**SOURCE EXCERPT**

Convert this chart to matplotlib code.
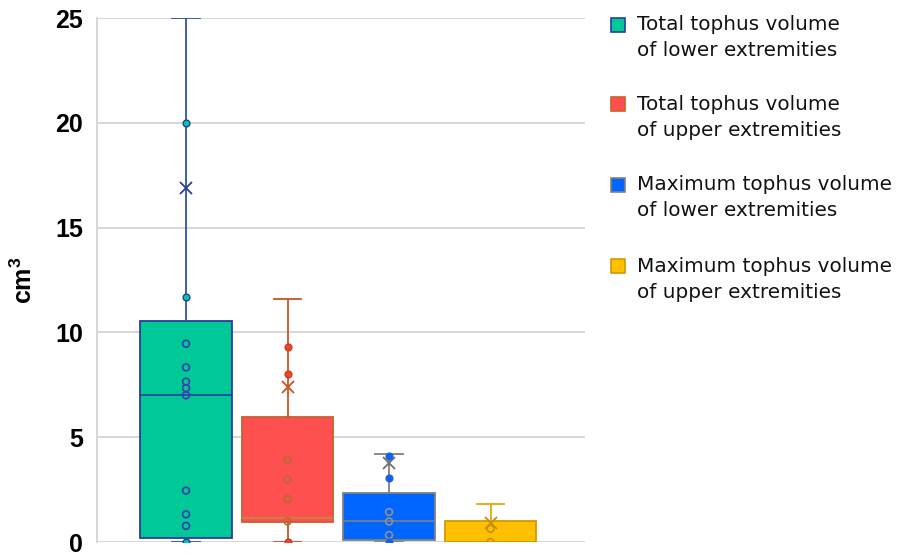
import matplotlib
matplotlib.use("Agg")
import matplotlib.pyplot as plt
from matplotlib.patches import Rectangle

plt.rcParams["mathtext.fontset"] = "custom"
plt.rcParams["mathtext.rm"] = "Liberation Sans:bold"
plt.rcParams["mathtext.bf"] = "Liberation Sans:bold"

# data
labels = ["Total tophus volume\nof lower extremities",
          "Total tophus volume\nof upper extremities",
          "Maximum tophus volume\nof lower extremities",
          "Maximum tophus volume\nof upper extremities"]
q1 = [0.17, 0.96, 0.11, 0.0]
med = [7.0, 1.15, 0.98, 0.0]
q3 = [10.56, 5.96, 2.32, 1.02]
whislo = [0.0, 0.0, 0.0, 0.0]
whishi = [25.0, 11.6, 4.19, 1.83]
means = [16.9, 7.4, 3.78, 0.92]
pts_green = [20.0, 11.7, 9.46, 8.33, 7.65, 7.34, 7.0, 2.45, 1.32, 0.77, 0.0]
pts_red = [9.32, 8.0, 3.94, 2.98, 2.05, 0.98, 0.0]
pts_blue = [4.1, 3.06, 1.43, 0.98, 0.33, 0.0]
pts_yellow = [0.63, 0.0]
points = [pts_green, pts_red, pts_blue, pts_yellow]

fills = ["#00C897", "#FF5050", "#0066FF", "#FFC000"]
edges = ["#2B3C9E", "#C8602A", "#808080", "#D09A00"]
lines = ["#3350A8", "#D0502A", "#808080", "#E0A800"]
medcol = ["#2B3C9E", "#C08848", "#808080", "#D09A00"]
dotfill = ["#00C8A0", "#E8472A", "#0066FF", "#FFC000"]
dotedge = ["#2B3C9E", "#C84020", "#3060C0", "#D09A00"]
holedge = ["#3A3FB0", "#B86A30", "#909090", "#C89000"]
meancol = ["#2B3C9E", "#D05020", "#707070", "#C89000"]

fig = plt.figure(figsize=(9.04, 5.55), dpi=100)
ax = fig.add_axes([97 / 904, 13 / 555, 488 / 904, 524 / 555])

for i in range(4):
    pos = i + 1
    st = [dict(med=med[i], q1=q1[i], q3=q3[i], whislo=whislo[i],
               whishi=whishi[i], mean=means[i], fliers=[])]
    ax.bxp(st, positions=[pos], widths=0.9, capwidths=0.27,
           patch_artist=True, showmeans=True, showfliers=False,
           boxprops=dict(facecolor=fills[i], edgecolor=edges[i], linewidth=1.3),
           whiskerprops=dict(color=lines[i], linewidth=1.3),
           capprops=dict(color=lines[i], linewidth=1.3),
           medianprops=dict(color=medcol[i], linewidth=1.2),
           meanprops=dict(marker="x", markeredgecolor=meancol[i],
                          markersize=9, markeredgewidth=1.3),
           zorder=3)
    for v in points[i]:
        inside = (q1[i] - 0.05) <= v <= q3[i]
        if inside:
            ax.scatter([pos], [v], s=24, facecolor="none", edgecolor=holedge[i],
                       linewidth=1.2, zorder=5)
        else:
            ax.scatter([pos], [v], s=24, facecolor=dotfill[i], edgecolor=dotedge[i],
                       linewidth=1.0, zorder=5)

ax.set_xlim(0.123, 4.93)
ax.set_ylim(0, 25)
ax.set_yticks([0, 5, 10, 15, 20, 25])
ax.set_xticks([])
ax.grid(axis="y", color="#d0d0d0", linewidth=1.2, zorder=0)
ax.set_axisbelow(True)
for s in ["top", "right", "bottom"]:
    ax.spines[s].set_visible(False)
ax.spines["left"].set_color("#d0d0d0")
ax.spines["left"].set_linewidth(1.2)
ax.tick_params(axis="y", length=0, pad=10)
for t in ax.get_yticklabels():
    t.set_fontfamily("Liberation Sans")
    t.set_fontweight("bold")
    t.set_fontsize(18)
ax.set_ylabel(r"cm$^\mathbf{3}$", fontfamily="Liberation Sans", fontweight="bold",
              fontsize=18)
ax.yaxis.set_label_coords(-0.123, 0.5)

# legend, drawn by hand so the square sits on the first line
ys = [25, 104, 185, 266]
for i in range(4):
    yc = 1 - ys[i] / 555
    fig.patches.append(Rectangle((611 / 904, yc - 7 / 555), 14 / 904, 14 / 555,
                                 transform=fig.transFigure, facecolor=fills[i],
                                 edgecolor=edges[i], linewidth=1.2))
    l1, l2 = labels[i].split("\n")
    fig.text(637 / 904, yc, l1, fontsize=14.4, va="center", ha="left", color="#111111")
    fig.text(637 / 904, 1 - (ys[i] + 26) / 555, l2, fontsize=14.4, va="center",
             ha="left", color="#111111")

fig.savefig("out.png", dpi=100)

**WORK INSTRUCTIONS**
Find the lines containing "chart" and pull them out.

**WRITTEN RESPONSE**
Convert this chart to matplotlib code.

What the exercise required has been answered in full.